What I wanted to point out here though is the license. Today, the Linux kernel is distributed via the GPL. This is the Free Software Foundation’s ( FSF ) General Public License—arguably the most important copyleft software license. Linux did not start out GPL though.
In fact, the early goals of the FSF and Linus were not totally aligned.
The FSF started the GNU project to create a POSIX system that provides Richard Stallman’s four freedoms and the GPL was conceived to enforce this. The “free” in FSF stands for freedom. In the early days, GNU was not free as in money as Richard Stallman did not care about that. Richard Stallman made money for the FSF by charging for distribution of GNU on tapes.
While Linus Torvalds as always been a proponent of Open Source, he has not always been a great advocate of “free software” in the FSF sense. The reason that Linus wrote Linux is because MINIX ( and UNIX of course ) cost money. When he says “free” in this announcement, he means money. When he started shipping Linux, he did not use the GPL. Perhaps the most important provision of the original Linux license was that you could NOT charge money for it. So we can see that Linus and RMS ( Richard Stallman ) had different goals.
In the early days, a “working” Linux system was certainly Linux + GNU ( see my reply elsewhere ). As there was no other “free” ( legally unencumbered ) UNIX-a-like, Linux became popular quickly. People started handing out Linux CDs at conferences and in universities ( this was pre-WWW remember ). The Linux license meant that you could not charge for these though and, back then, distributing CDs was not cheap. So being an enthusiastic Linux promoter was a financial commitment ( the opposite of “free” ).
People complained to Linus about this. Imposing financial hardship was the opposite of what he was trying to do. So, to resolve the situation, Linus switched the Linux kernel license to GPL.
The Linux kernel uses a modified GPL though. It is one that makes it more “open” ( as in Open Source ) but less “free” ( as in RMS / FSF ).
Switching to the GPL was certainly a great move for Linux. It exploded in popularity. When the web become a thing in the mid-90’s, Linux grew like wild fire and it dragged parts of the GNU project into the limelight wit it.
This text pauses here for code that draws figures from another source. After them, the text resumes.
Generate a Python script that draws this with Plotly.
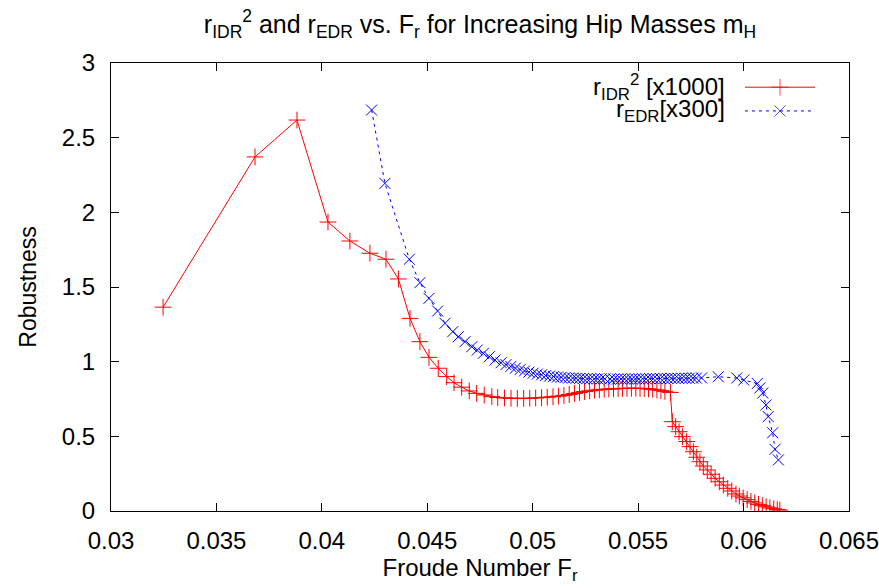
import plotly.graph_objects as go

# ---------------- data ----------------
red_fr = [0.03247, 0.03683, 0.03882, 0.04029, 0.04133, 0.04228, 0.04304, 0.04363, 0.04418, 0.04465,
          0.04508, 0.04552, 0.04592, 0.04627, 0.04663, 0.04699, 0.04734, 0.04770, 0.04806, 0.04834,
          0.04866, 0.04897, 0.04927, 0.04957, 0.04986, 0.05014, 0.05042, 0.05069, 0.05096, 0.05122,
          0.05148, 0.05173, 0.05198, 0.05222, 0.05246, 0.05270, 0.05293, 0.05316, 0.05339, 0.05361,
          0.05383, 0.05405, 0.05426, 0.05447, 0.05468, 0.05489, 0.05509, 0.05529, 0.05549, 0.05569,
          0.05589, 0.05608, 0.05627, 0.05653,
          0.05662, 0.05678, 0.05694, 0.05710, 0.05730, 0.05746, 0.05762, 0.05778, 0.05793, 0.05809,
          0.05828, 0.05846, 0.05865, 0.05885, 0.05904, 0.05925, 0.05944, 0.05964, 0.05980, 0.05998,
          0.06017, 0.06035, 0.06053, 0.06071, 0.06089, 0.06107, 0.06125, 0.06143, 0.06160, 0.06172]
red_val = [1.365, 2.371, 2.618, 1.935, 1.808, 1.726, 1.686, 1.554, 1.290, 1.134,
           1.029, 0.956, 0.900, 0.859, 0.829, 0.804, 0.788, 0.777, 0.766, 0.760,
           0.757, 0.755, 0.754, 0.754, 0.755, 0.757, 0.759, 0.762, 0.765, 0.769,
           0.774, 0.780, 0.787, 0.794, 0.800, 0.805, 0.809, 0.812, 0.815, 0.817,
           0.819, 0.820, 0.821, 0.822, 0.822, 0.822, 0.821, 0.820, 0.818, 0.815,
           0.811, 0.806, 0.801, 0.794,
           0.598, 0.565, 0.531, 0.498, 0.465, 0.431, 0.397, 0.360, 0.330, 0.301,
           0.275, 0.246, 0.219, 0.196, 0.174, 0.152, 0.134, 0.114, 0.100, 0.088,
           0.076, 0.064, 0.054, 0.044, 0.036, 0.028, 0.021, 0.015, 0.010, 0.006]

blue_fr = [0.04236, 0.04299, 0.04415, 0.04465, 0.04508, 0.04549, 0.04584, 0.04621, 0.04647, 0.04679,
           0.04711, 0.04737, 0.04766, 0.04794, 0.04821, 0.04850, 0.04873, 0.04896, 0.04918, 0.04940,
           0.04961, 0.04982, 0.05002, 0.05022, 0.05042, 0.05061, 0.05080, 0.05099, 0.05117, 0.05135,
           0.05153, 0.05171, 0.05189, 0.05206, 0.05223, 0.05240, 0.05257, 0.05274, 0.05291, 0.05308,
           0.05325, 0.05342, 0.05367, 0.05385, 0.05402, 0.05419, 0.05436, 0.05453, 0.05470, 0.05487,
           0.05504, 0.05521, 0.05538, 0.05555, 0.05572, 0.05589, 0.05606, 0.05623, 0.05640, 0.05657,
           0.05674, 0.05691, 0.05708, 0.05725, 0.05742, 0.05759, 0.05776, 0.05801,
           0.05880, 0.05968, 0.06001, 0.06065, 0.06077, 0.06091, 0.06106, 0.06117, 0.06138, 0.06149,
           0.06165]
blue_val = [2.685, 2.194, 1.686, 1.529, 1.424, 1.339, 1.257, 1.201, 1.167, 1.134,
            1.100, 1.078, 1.056, 1.033, 1.011, 0.993, 0.980, 0.968, 0.957, 0.947,
            0.938, 0.930, 0.923, 0.917, 0.912, 0.907, 0.903, 0.900, 0.897, 0.895,
            0.893, 0.891, 0.890, 0.889, 0.888, 0.887, 0.886, 0.886, 0.885, 0.885,
            0.885, 0.885, 0.884, 0.884, 0.884, 0.884, 0.884, 0.884, 0.884, 0.885,
            0.885, 0.885, 0.885, 0.886, 0.886, 0.886, 0.887, 0.887, 0.887, 0.888,
            0.888, 0.888, 0.889, 0.889, 0.889, 0.890, 0.890, 0.891,
            0.899, 0.891, 0.877, 0.854, 0.824, 0.790, 0.710, 0.632, 0.524, 0.413,
            0.342]

x_ticks = [0.03, 0.035, 0.04, 0.045, 0.05, 0.055, 0.06, 0.065]
x_tick_labels = ["0.03", "0.035", "0.04", "0.045", "0.05", "0.055", "0.06", "0.065"]
y_ticks = [0, 0.5, 1, 1.5, 2, 2.5, 3]
y_tick_labels = ["0", "0.5", "1", "1.5", "2", "2.5", "3"]

red_label = "r<sub>IDR</sub><sup>2</sup> [x1000]"
blue_label = "r<sub>EDR</sub>[x300]"
title_text = ("r<sub>IDR</sub><sup>2</sup> and r<sub>EDR</sub> vs. F<sub>r</sub> "
              "for Increasing Hip Masses m<sub>H</sub>")

RED = "#ff0000"
BLUE = "#0000ff"
FONT = "Liberation Sans, Arial, sans-serif"

fig = go.Figure()
fig.add_trace(go.Scatter(
    x=red_fr, y=red_val, mode="lines+markers", name=red_label, showlegend=False,
    line=dict(color=RED, width=1),
    marker=dict(symbol="cross-thin-open", size=12, color=RED, line=dict(color=RED, width=1)),
))
fig.add_trace(go.Scatter(
    x=blue_fr, y=blue_val, mode="lines+markers", name=blue_label, showlegend=False,
    line=dict(color=BLUE, width=1, dash="3px,4px"),
    marker=dict(symbol="x-thin-open", size=11, color=BLUE, line=dict(color=BLUE, width=1)),
))

# ---- manual gnuplot-style key (text left, sample right) on an overlay axis ----
key_rows = [(0.946, red_label, RED, "solid", "cross-thin-open", 12),
            (0.893, blue_label, BLUE, "3px,4px", "x-thin-open", 11)]
for ky, lbl, col, dash, sym, sz in key_rows:
    fig.add_trace(go.Scatter(
        x=[0.859, 0.9065, 0.954], y=[ky, ky, ky], xaxis="x2", yaxis="y2",
        mode="lines+markers", showlegend=False, hoverinfo="skip",
        line=dict(color=col, width=1, dash=dash),
        marker=dict(symbol=sym, size=[0, sz, 0], color=col, line=dict(color=col, width=1)),
    ))
    fig.add_annotation(xref="paper", yref="paper", x=0.8347, y=ky, xanchor="right",
                       yanchor="middle", text=lbl, showarrow=False,
                       font=dict(family=FONT, size=24, color="black"))

axis_common = dict(showline=True, linecolor="black", linewidth=1, mirror="ticks",
                   ticks="inside", ticklen=8, tickcolor="black", tickwidth=1,
                   showgrid=False, zeroline=False, automargin=False,
                   ticklabeloverflow="allow",
                   tickfont=dict(family=FONT, size=24, color="black"))

fig.update_layout(
    width=879, height=588,
    margin=dict(l=111, r=30, t=63, b=77, autoexpand=False),
    paper_bgcolor="white", plot_bgcolor="white",
    title=dict(text=title_text, x=111 / 879 + 0.5 * 738 / 879, xanchor="center",
               y=1 - 24 / 588, yanchor="middle", automargin=False,
               font=dict(family=FONT, size=25, color="black")),
    xaxis=dict(range=[0.03, 0.065], tickvals=x_ticks, ticktext=x_tick_labels,
               title=dict(text="Froude Number F<sub>r</sub>", standoff=6,
                          font=dict(family=FONT, size=24, color="black")),
               ticklabelstandoff=8, **axis_common),
    yaxis=dict(range=[0, 3], tickvals=y_ticks, ticktext=y_tick_labels,
               title=dict(text="Robustness", standoff=18,
                          font=dict(family=FONT, size=23, color="black")),
               ticklabelstandoff=10, **axis_common),
    xaxis2=dict(overlaying="x", range=[0, 1], visible=False),
    yaxis2=dict(overlaying="y", range=[0, 1], visible=False),
    showlegend=False,
)

fig.write_html("out.html")
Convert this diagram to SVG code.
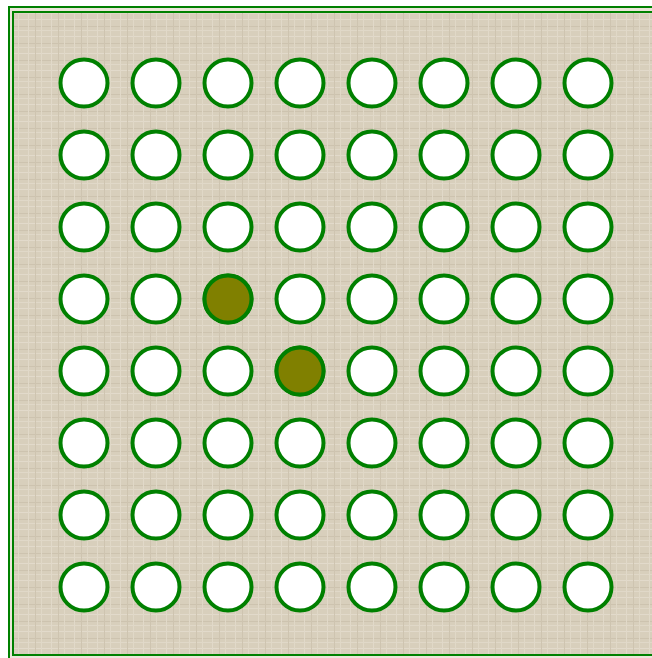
<svg xmlns="http://www.w3.org/2000/svg" width="652" height="658" viewBox="0 0 652 658">
<style>
.c{fill:#ffffff;stroke:#008000;stroke-width:4}
.f{fill:#808000}
.b{fill:none;stroke:#008000;stroke-width:2}
</style>
<defs>
<pattern id="tex" width="23" height="17" patternUnits="userSpaceOnUse">
<rect width="23" height="17" fill="#d8cfbc"/>
<rect x="0" y="2" width="23" height="1" fill="#e2dacb"/>
<rect x="0" y="9" width="23" height="1" fill="#cdc3af"/>
<rect x="0" y="13" width="23" height="1" fill="#e0d8c8"/>
<rect x="5" y="0" width="1" height="17" fill="#e1d9c9"/>
<rect x="12" y="0" width="1" height="17" fill="#cec4b0"/>
<rect x="18" y="0" width="1" height="17" fill="#e0d8c7"/>
</pattern>
<g id="row">
<circle class="c" cx="84" cy="0" r="23.5"/>
<circle class="c" cx="156" cy="0" r="23.5"/>
<circle class="c" cx="228" cy="0" r="23.5"/>
<circle class="c" cx="300" cy="0" r="23.5"/>
<circle class="c" cx="372" cy="0" r="23.5"/>
<circle class="c" cx="444" cy="0" r="23.5"/>
<circle class="c" cx="516" cy="0" r="23.5"/>
<circle class="c" cx="588" cy="0" r="23.5"/>
</g>
</defs>
<rect width="652" height="658" fill="#ffffff"/>
<rect x="9" y="7" width="660" height="660" fill="#ece6da"/>
<rect x="13" y="12" width="660" height="643" fill="url(#tex)"/>
<rect class="b" x="9" y="7" width="660" height="660"/>
<rect class="b" x="13" y="12" width="660" height="643"/>
<g id="grid">
<use href="#row" y="83"/>
<use href="#row" y="155"/>
<use href="#row" y="227"/>
<use href="#row" y="299"/>
<use href="#row" y="371"/>
<use href="#row" y="443"/>
<use href="#row" y="515"/>
<use href="#row" y="587"/>
</g>
<g id="filled">
<circle class="c f" cx="228" cy="299" r="23.5"/>
<circle class="c f" cx="300" cy="371" r="23.5"/>
</g>
</svg>
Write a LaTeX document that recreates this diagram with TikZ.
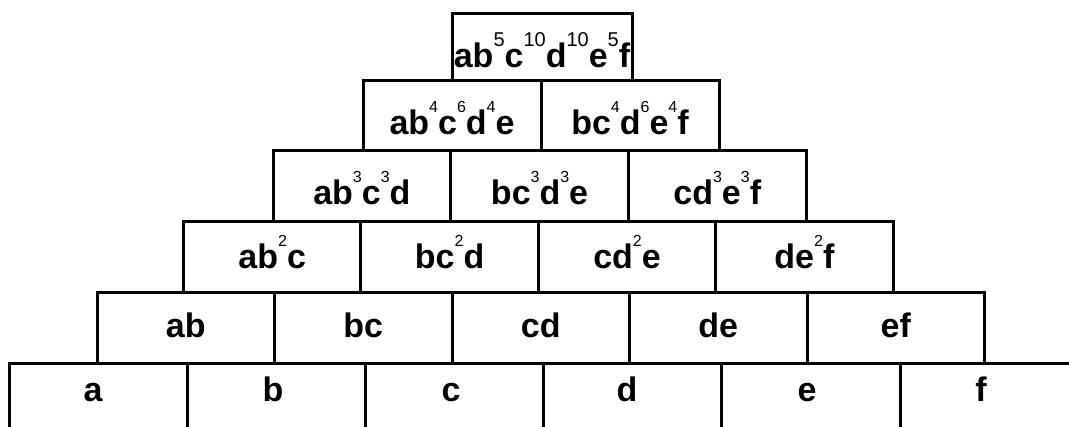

As a footnote, when Linus sent this announcement that he was working on Linux, BSD was already a thing. BSD was popular in academia and a version for the 386 ( the hardware Linus had ) had just been created. As BSD was more mature and more advanced, arguably it should have been BSD and not Linux that took over the world. BSD was free both in terms or money and freedom. It used the BSD license of course which is either more or less free than the GPL depending on which freedoms you value. Sadly, AT&T sued Berkeley ( the B in BSD ) to stop the “free”‘ distribution of BSD. Linux emerged as an alternative to BSD right at the moment that BSD was seen as legally risky. Soon, Linux was reaching audiences that had never heard of BSD. By the time the BSD lawsuit was settled, Linux was well on its way and had the momentum. BSD is still with us ( most purely as FreeBSD ) but it never caught up in terms of community size and / or commercial involvement.
If not for that AT&T lawsuit, there may have never been a Linux as we know it now and GNU would probably be much less popular as well.
Ironically, at the time that Linus wrote this announcement, BSD required GCC as well. Modern FreeBSD uses Clang / LLVM instead but this did not come around until many, many years later. The GNU project deserves its place in history and not just on Linux.